EU ministers have given the final stamp of approval for Lithuania to join the eurozone next year. Amid fears of unjustified price hikes, the Baltic state will be the 19th nation to adopt the single currency.
Lithuania's adoption of the euro currency was finalized on Wednesday as European Union ministers gave the green light for the Baltic State to join the bloc on January 1, 2015.
The ministers' approval was the final hurdle in Lithuania's accession process into the eurozone.
Lithuania will be the last Baltic state to adopt the common currency after Estonia did so in 2011, with Latvia having followed suit this year.
"Lithuania stands ready to contribute to the area with its energy, ambition and strong sense of partnership and solidarity," Prime Minister Algirdas Butkevicius said in Brussels.

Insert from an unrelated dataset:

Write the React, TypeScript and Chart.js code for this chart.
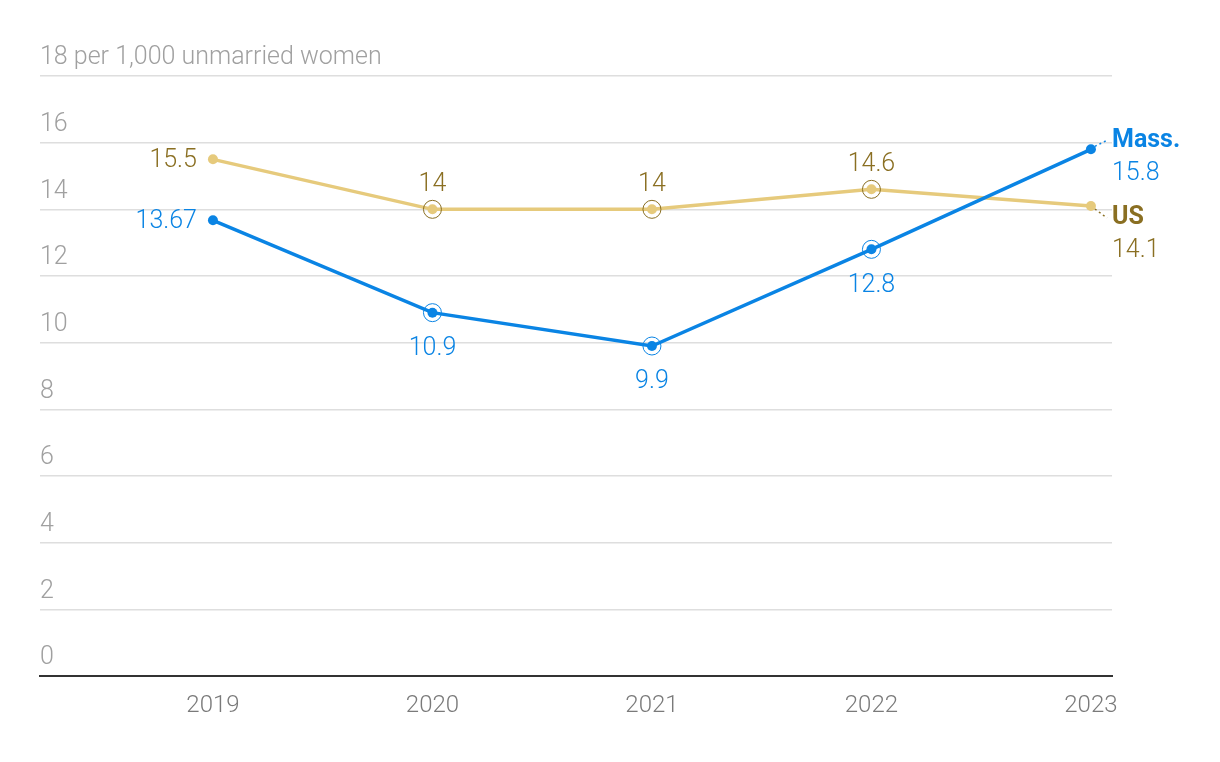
import React, { useEffect, useRef } from "react";
import { Chart, registerables } from "chart.js";

Chart.register(...registerables);

const years = [2019, 2020, 2021, 2022, 2023];
const massValues = [13.67, 10.9, 9.9, 12.8, 15.8];
const usValues = [15.5, 14, 14, 14.6, 14.1];
const massLabels = ["13.67", "10.9", "9.9", "12.8", "15.8"];
const usLabels = ["15.5", "14", "14", "14.6", "14.1"];
const yTicks = [0, 2, 4, 6, 8, 10, 12, 14, 16, 18];
const topTickLabel = "18 per 1,000 unmarried women";
const seriesNames = ["Mass.", "US"];

const BLUE = "#0a84e4";
const GOLD_LINE = "#e6ca7c";
const GOLD_TEXT = "#8a6f22";
const FONT = "Roboto";

const labelPlugin = {
  id: "labels",
  afterDatasetsDraw(chart: any) {
    const ctx = chart.ctx;
    const xs = chart.scales.x;
    const ys = chart.scales.y;
    ctx.save();
    const draw = (vals: number[], labels: string[], color: string, ringColor: string, above: boolean, name: string, endDy: number) => {
      vals.forEach((v, i) => {
        const px = xs.getPixelForValue(years[i]);
        const py = ys.getPixelForValue(v);
        ctx.font = `300 25px ${FONT}`;
        ctx.fillStyle = color;
        ctx.textBaseline = "middle";
        if (i === 0) {
          ctx.textAlign = "right";
          ctx.fillText(labels[i], px - 16, py + 1);
        } else if (i < vals.length - 1) {
          ctx.beginPath();
          ctx.arc(px, py, 9, 0, Math.PI * 2);
          ctx.lineWidth = 1;
          ctx.strokeStyle = ringColor;
          ctx.stroke();
          ctx.textAlign = "center";
          ctx.fillText(labels[i], px, above ? py - 25 : py + 36);
        } else {
          const lx = chart.chartArea.right;
          ctx.textAlign = "left";
          ctx.font = `bold 25px ${FONT}`;
          ctx.fillText(name, lx, py + endDy);
          ctx.font = `300 25px ${FONT}`;
          ctx.fillText(labels[i], lx, py + endDy + 33);
          ctx.beginPath();
          ctx.setLineDash([2, 3]);
          ctx.lineWidth = 1.5;
          ctx.strokeStyle = color;
          ctx.moveTo(px + 4, py + (endDy < 0 ? -3 : 3));
          ctx.lineTo(lx - 5, py + (endDy < 0 ? -9 : 12));
          ctx.stroke();
          ctx.setLineDash([]);
        }
      });
    };
    draw(usValues, usLabels, GOLD_TEXT, GOLD_TEXT, true, seriesNames[1], 12);
    draw(massValues, massLabels, BLUE, BLUE, false, seriesNames[0], -9);
    ctx.restore();
  },
};

export default function App() {
  const ref = useRef<HTMLCanvasElement | null>(null);
  useEffect(() => {
    document.body.style.margin = "0";
    const chart = new Chart(ref.current as HTMLCanvasElement, {
      type: "line",
      data: {
        datasets: [
          {
            label: seriesNames[0],
            data: years.map((y, i) => ({ x: y, y: massValues[i] })),
            borderColor: BLUE,
            backgroundColor: BLUE,
            borderWidth: 3.5,
            pointRadius: 5,
            pointBorderWidth: 0,
            pointBackgroundColor: BLUE,
            tension: 0,
          },
          {
            label: seriesNames[1],
            data: years.map((y, i) => ({ x: y, y: usValues[i] })),
            borderColor: GOLD_LINE,
            backgroundColor: GOLD_LINE,
            borderWidth: 3.5,
            pointRadius: 5,
            pointBorderWidth: 0,
            pointBackgroundColor: GOLD_LINE,
            tension: 0,
          },
        ],
      },
      options: {
        animation: false,
        responsive: false,
        maintainAspectRatio: false,
        layout: { padding: { left: 40, right: 108, top: 76, bottom: 0 } },
        plugins: { legend: { display: false }, tooltip: { enabled: false } },
        scales: {
          x: {
            type: "linear",
            min: 2018.212,
            max: 2023.096,
            afterBuildTicks: (s: any) => {
              s.ticks = years.map((v) => ({ value: v }));
            },
            afterFit: (s: any) => {
              s.height = 86;
            },
            grid: { display: false, drawTicks: false },
            border: { display: true, color: "#333", width: 2 },
            ticks: {
              padding: 16,
              color: "#7a7a7a",
              font: { family: FONT, size: 24, weight: "300" },
              maxRotation: 0,
              autoSkip: false,
              callback: (v: any) => String(v),
            },
          },
          y: {
            min: 0,
            max: 18,
            afterBuildTicks: (s: any) => {
              s.ticks = yTicks.map((v) => ({ value: v }));
            },
            afterFit: (s: any) => {
              s.width = 0;
            },
            grid: { color: "#dedede", lineWidth: 1.5, drawTicks: false },
            border: { display: false },
            ticks: {
              mirror: true,
              padding: 0,
              labelOffset: -18,
              color: "#a0a0a0",
              font: { family: FONT, size: 25, weight: "300" },
              callback: (v: any) => (v === 18 ? topTickLabel : String(v)),
            },
          },
        },
      },
      plugins: [labelPlugin],
    });
    return () => chart.destroy();
  }, []);
  return (
    <div style={{ position: "fixed", left: 0, top: 0, width: 1220, height: 762, background: "#fff" }}>
      <canvas ref={ref} width={1220} height={762} style={{ width: 1220, height: 762 }} />
    </div>
  );
}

Experts and EU officials have interpreted Lithuania's desire to join the 18-member bloc as a signal of the currency's resilience. Some said the envisaged inclusion of Lithuania into the bloc proved wrong skeptics who had predicted the currency's implosion at the height of the eurozone debt crisis.
Weighing the options
The eurozone is still battling sluggish growth and only managed to pull out of its recession last year.
Nevertheless, officials in Vilnius said the benefits of joining the area offset any potential risks.
An official exchange rate was set of 3.4528 Lithuanian litas for one euro. The European Commission recommended further measures to guard against any currency abuse during the changeover.
The EU executive warned precautions must be taken to prevent retailers from using the euro's introduction as a pretext for unjustified price hikes.